Oleh : luska - Minggu, 11/05/2025 14:08 WIB


Oleh Diana Widiastuti

Tatkala matahari menorehkan jejaknya pada cakrawala, dan angin membawa bisikan musim yang tak terduga, di sanalah sorgum berdiri, tegar di antara retakan bumi yang haus. Ia adalah jelmaan ketabahan, seperti batu karang yang menantang gelombang, seperti pohon tua yang menggenggam tanah dalam gigil angin gurun.

Sementara gandum menanti dalam lahan yang subur, merengek pada langit untuk hujan dan tanah yang empuk, sorgum menegakkan tubuhnya tanpa keluh. Ia tak butuh kemanjaan, hanya setia pada matahari yang membakar, pada tanah yang berbisik tentang masa silam dan janji akan hari esok.

Di padang-padang yang tak lagi hijau, ketika dedaunan mengering menjadi serpihan kenangan, sorgum tetap hidup. Ia mengenang leluhur yang dahulu menggenggam bijinya, memanggil arwah mereka dalam setiap hembusan angin yang membawa debu dari utara. Dalam keheningan itu, ia adalah pengingat bahwa kekuatan bukan hanya tentang pertumbuhan, tetapi tentang bertahan.

Namun, dalam dunia yang sering lupa pada akar dan terburu mengejar langit, sorgum sering terlupakan. Ia tak dirayakan dalam festival musim panen, tak dipuja dalam puisi cinta yang bergelora. Namun, ia tetap ada – seperti gunung yang diam, seperti bintang yang setia menanti malam.

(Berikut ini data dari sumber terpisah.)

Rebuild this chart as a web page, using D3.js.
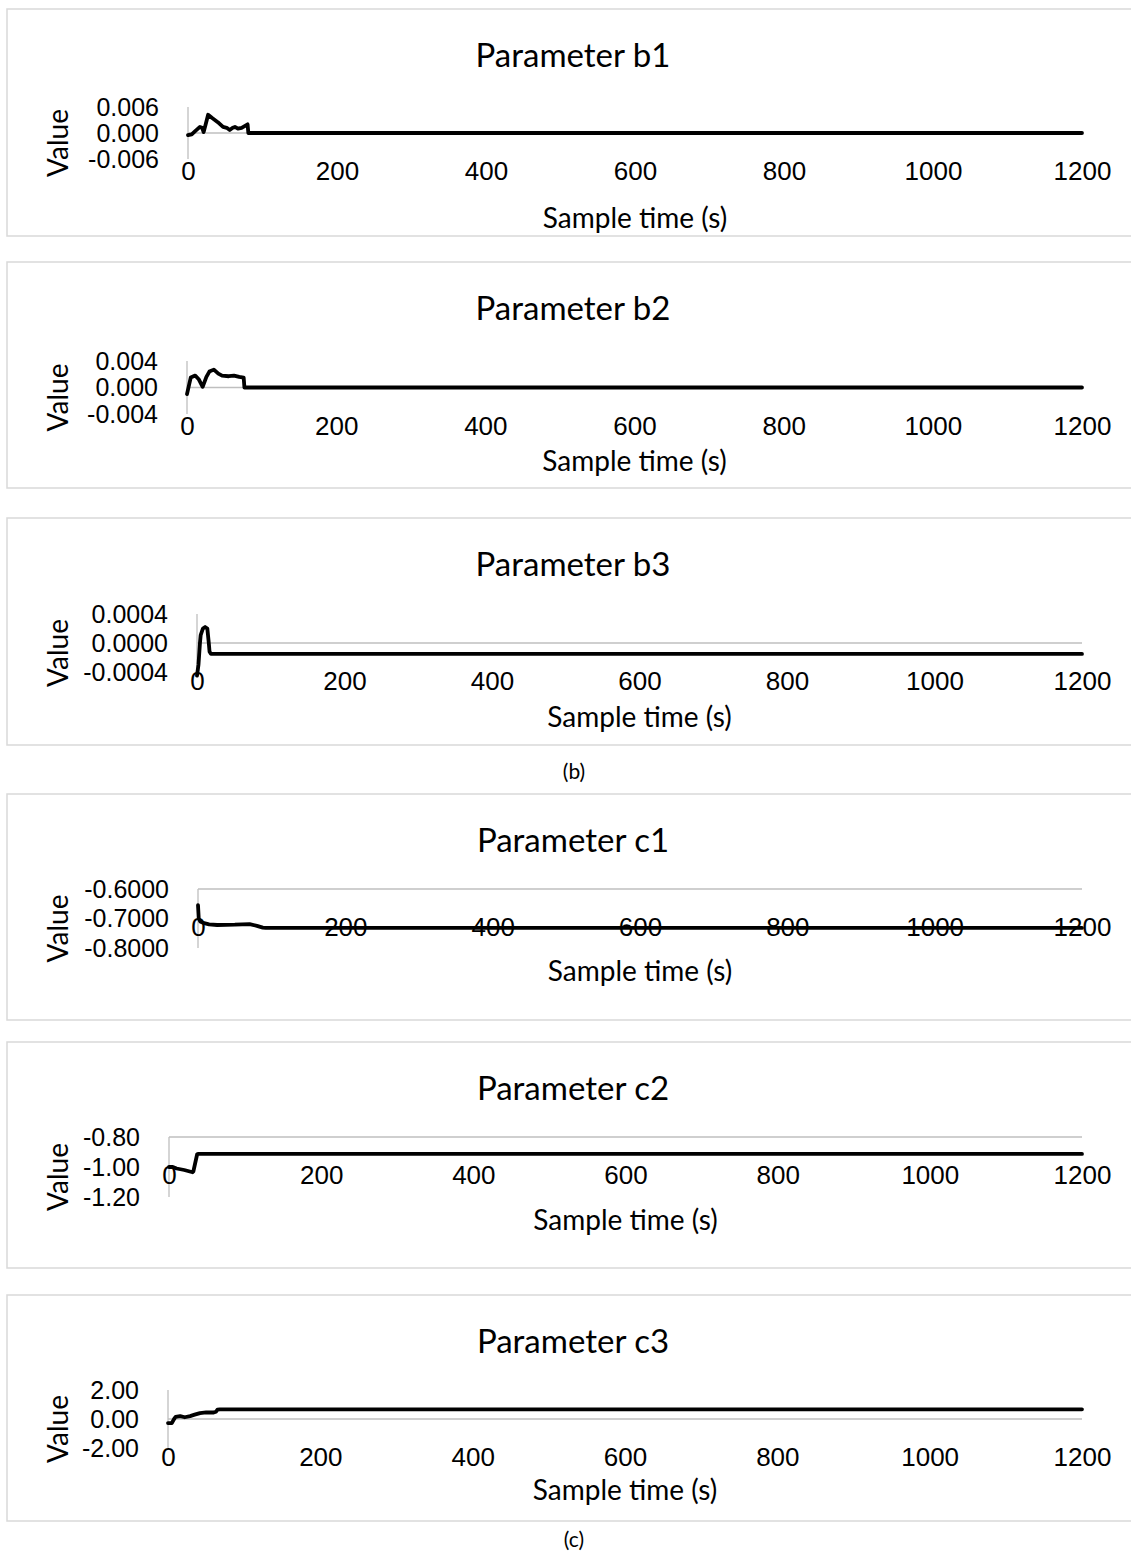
<!DOCTYPE html>
<html>
<head>
<meta charset="utf-8">
<script src="https://cdn.jsdelivr.net/npm/d3@7"></script>
<style>
  html, body { margin: 0; padding: 0; background: #fff; }
  svg { display: block; font-family: Lato, "Open Sans", sans-serif; }
  .frame { fill: none; stroke: #d9d9d9; stroke-width: 1.5; }
  .axis-line { stroke: #bfbfbf; stroke-width: 1.3; }
  .series { fill: none; stroke: #000; stroke-width: 3.8; stroke-linejoin: round; stroke-linecap: round; }
</style>
</head>
<body>
<svg id="chart"></svg>
<script>
/* ------------------ data ------------------ */

const xTicks = [0, 200, 400, 600, 800, 1000, 1200];

const b1Time  = [0, 5, 10, 16, 19, 21, 24, 27, 32, 40, 47, 52, 56, 60, 63, 67, 72, 76, 80, 81, 1200];
const b1Value = [-0.0005, -0.0003, 0.0005, 0.0014, 0.0012, 0.0002, 0.0022, 0.0042, 0.0035, 0.0025, 0.0014, 0.0012, 0.0007, 0.0012, 0.0014, 0.0010, 0.0012, 0.0016, 0.0020, 0, 0];

const b2Time  = [0, 3, 5, 11, 16, 21, 26, 30, 36, 42, 47, 56, 63, 70, 76, 77, 1200];
const b2Value = [-0.001, 0.0005, 0.0015, 0.0018, 0.0012, 0.0001, 0.0016, 0.0024, 0.0027, 0.0021, 0.0018, 0.0017, 0.0018, 0.0016, 0.0015, 0, 0];

const b3Time  = [0, 2, 4, 5, 8, 11, 14, 16, 17, 19, 1200];
const b3Value = [-0.00045, -0.0003, 0.0, 0.00011, 0.0002, 0.00022, 0.0002, 0.0, -0.00012, -0.00015, -0.00015];

const c1Time  = [0, 1, 3, 7, 15, 26, 50, 70, 80, 88, 92, 1200];
const c1Value = [-0.655, -0.70, -0.71, -0.715, -0.72, -0.722, -0.721, -0.719, -0.725, -0.731, -0.732, -0.732];

const c2Time  = [0, 5, 10, 20, 31, 32, 37, 38, 1200];
const c2Value = [-1.00, -1.00, -1.01, -1.02, -1.035, -1.03, -0.915, -0.913, -0.913];

const c3Time  = [0, 5, 8, 10, 16, 22, 29, 35, 42, 50, 60, 63, 65, 68, 1200];
const c3Value = [-0.28, -0.28, 0.0, 0.14, 0.2, 0.12, 0.2, 0.3, 0.41, 0.45, 0.45, 0.5, 0.65, 0.67, 0.67];

const panelTitles = ["Parameter b1", "Parameter b2", "Parameter b3", "Parameter c1", "Parameter c2", "Parameter c3"];
const panelDomains = [[-0.006, 0.006], [-0.004, 0.004], [-0.0004, 0.0004], [-0.8, -0.6], [-1.2, -0.8], [-2, 2]];
const panelTicks = [
  [-0.006, 0, 0.006],
  [-0.004, 0, 0.004],
  [-0.0004, 0, 0.0004],
  [-0.8, -0.7, -0.6],
  [-1.2, -1.0, -0.8],
  [-2, 0, 2]
];
const panelCross = [0, 0, 0, -0.6, -0.8, 0];
const panelDecimals = [3, 3, 4, 4, 2, 2];
const panelSeries = [
  [b1Time, b1Value], [b2Time, b2Value], [b3Time, b3Value],
  [c1Time, c1Value], [c2Time, c2Value], [c3Time, c3Value]
];

const xTitle = "Sample time (s)";
const yTitle = "Value";
const captions = ["(b)", "(c)"];

/* ------------------ layout ------------------ */

const WIDTH = 1131;
const HEIGHT = 1556;
const X_RIGHT = 1082;

// per panel: frame top/bottom, plot top/bottom, y axis x, x-title y
const layout = [
  { top: 9,    bottom: 236,  pTop: 107,  pBot: 159,  left: 188, xTitleY: 218 },
  { top: 262,  bottom: 488,  pTop: 361,  pBot: 414,  left: 187, xTitleY: 461 },
  { top: 518,  bottom: 745,  pTop: 614,  pBot: 672,  left: 197, xTitleY: 717 },
  { top: 794,  bottom: 1020, pTop: 889,  pBot: 948,  left: 198, xTitleY: 971 },
  { top: 1042, bottom: 1268, pTop: 1137, pBot: 1197, left: 169, xTitleY: 1220 },
  { top: 1295, bottom: 1521, pTop: 1390, pBot: 1448, left: 168, xTitleY: 1490 }
];
const captionY = [772, 1540];

/* ------------------ render ------------------ */

const locale = d3.formatLocale({ decimal: ".", thousands: ",", grouping: [3], currency: ["$", ""], minus: "-" });

const svg = d3.select("#chart").attr("width", WIDTH).attr("height", HEIGHT);

panelTitles.forEach((title, i) => {
  const L = layout[i];
  const g = svg.append("g");

  g.append("rect")
    .attr("class", "frame")
    .attr("x", 7)
    .attr("y", L.top)
    .attr("width", 1130)
    .attr("height", L.bottom - L.top);

  const x = d3.scaleLinear().domain([0, 1200]).range([L.left, X_RIGHT]);
  const y = d3.scaleLinear().domain(panelDomains[i]).range([L.pBot, L.pTop]);

  // title
  g.append("text")
    .attr("x", 573)
    .attr("y", L.top + 46)
    .attr("dy", "0.35em")
    .attr("text-anchor", "middle")
    .style("font-size", "33px")
    .style("fill", "#000")
    .text(title);

  // y axis
  const yAxis = d3.axisLeft(y)
    .tickValues(panelTicks[i])
    .tickSize(0)
    .tickPadding(29)
    .tickFormat(locale.format("." + panelDecimals[i] + "f"));

  const yg = g.append("g").attr("transform", `translate(${L.left},0)`).call(yAxis);
  yg.select(".domain").remove();
  yg.selectAll("text").style("font-size", "25px").style("fill", "#000").attr("font-family", null);

  g.append("line")
    .attr("class", "axis-line")
    .attr("x1", L.left).attr("x2", L.left)
    .attr("y1", L.pTop).attr("y2", L.pBot);

  // x axis at crossing value
  const crossY = y(panelCross[i]);
  const xAxis = d3.axisBottom(x).tickValues(xTicks).tickSize(0).tickFormat(d3.format("d"));
  const xg = g.append("g").attr("transform", `translate(0,${crossY})`).call(xAxis);
  xg.select(".domain").remove();
  xg.selectAll("text")
    .attr("y", 38)
    .attr("dy", "0.35em")
    .style("font-size", "26px")
    .style("fill", "#000");

  g.append("line")
    .attr("class", "axis-line")
    .attr("x1", L.left).attr("x2", X_RIGHT)
    .attr("y1", crossY).attr("y2", crossY);

  // axis titles
  g.append("text")
    .attr("x", (L.left + X_RIGHT) / 2)
    .attr("y", L.xTitleY)
    .attr("dy", "0.35em")
    .attr("text-anchor", "middle")
    .style("font-size", "28px")
    .text(xTitle);

  g.append("text")
    .attr("transform", `translate(58,${(L.pTop + L.pBot) / 2 + 10}) rotate(-90)`)
    .attr("dy", "0.35em")
    .attr("text-anchor", "middle")
    .style("font-size", "28px")
    .text(yTitle);

  // series
  const [ts, vs] = panelSeries[i];
  const pts = ts.map((t, k) => [t, vs[k]]);
  g.append("path")
    .attr("class", "series")
    .attr("d", d3.line().x(d => x(d[0])).y(d => y(d[1]))(pts));
});

captions.forEach((c, i) => {
  svg.append("text")
    .attr("x", 574)
    .attr("y", captionY[i])
    .attr("dy", "0.35em")
    .attr("text-anchor", "middle")
    .style("font-size", "21px")
    .text(c);
});
</script>
</body>
</html>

Sorgum adalah sebuah pelajaran tentang kesederhanaan yang kokoh, tentang keheningan yang penuh makna, dan tentang kehidupan yang tak pernah menyerah meski dilupakan. Dan mungkin, suatu hari nanti, tatkala dunia kembali mencari akar dalam ketidakpastian, ia akan kembali ditemukan – bukan sebagai bayangan dari gandum, tetapi sebagai dirinya sendiri, yang kuat, yang bertahan, yang terus hidup.